As far as my sewing skills, my mom taught me to sew before anything else. I was sewing my own Barbie clothes because we couldn't afford to buy them. As I got older I sewed my own clothes or got thrift store treasures and HAD to make them cool. I have been sewing for 25 years and have gotten really fast at it over the years.
I once stayed up until midnight working on a Halloween costume the night before.
My first ten (at least) cakes were a complete disaster! I made one that actually fell over in the fridge before I got to deliver it. Thank god it was for a friend, and I had time to buy one before the party. I even made one that sunk into itself. The top tier literally fell into the bottom one. I practiced my cake decorating skills on my family first. They have suffered through a number of disaster cakes! I even forgot to put sugar in one. oops.
I cannot turn off my brain! I am constantly thinking about everything. It's a curse!!

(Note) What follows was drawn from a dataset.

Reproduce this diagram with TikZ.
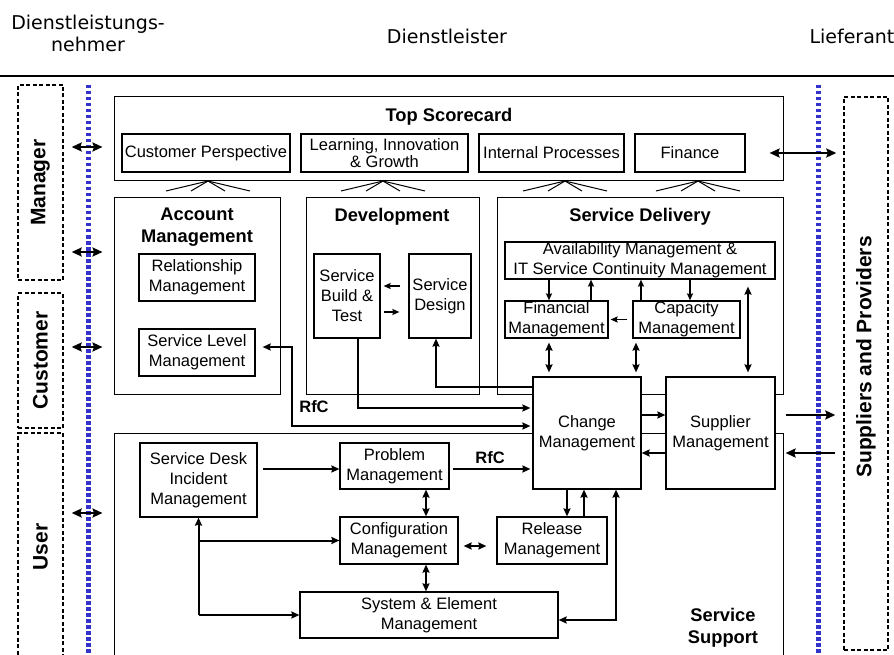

I bribe my kids with tv and marshmallows so I can get stuff done.
I start my Christmas gift making in June! It takes me that long.
I once stayed up until 2am decorating a cake. By the time I was done, I was so wired that I couldn't sleep. The next day was a loonnnggg day.
I am terrified of public speaking, being in large groups, and talking to people I don't know. I literally sweat my body weight, and am near vomiting the entire time I am in any of these situations.
I have no self control! I once ate an entire advent calendar after bringing it home. It was a kinder surprise one too... lots of chocolate. And it wasn't even mine!
I tend to be bossy and take over certain situations. (If you ask any of my close friends, this is a ridiculous understatement) I have slight control issues.
All in all, I have to take the good with the bad. I love my crazy life but sometimes I wish I could just sit and enjoy it without thinking of a million things or making a million plans. There is a balance.....I think. I will find it one day.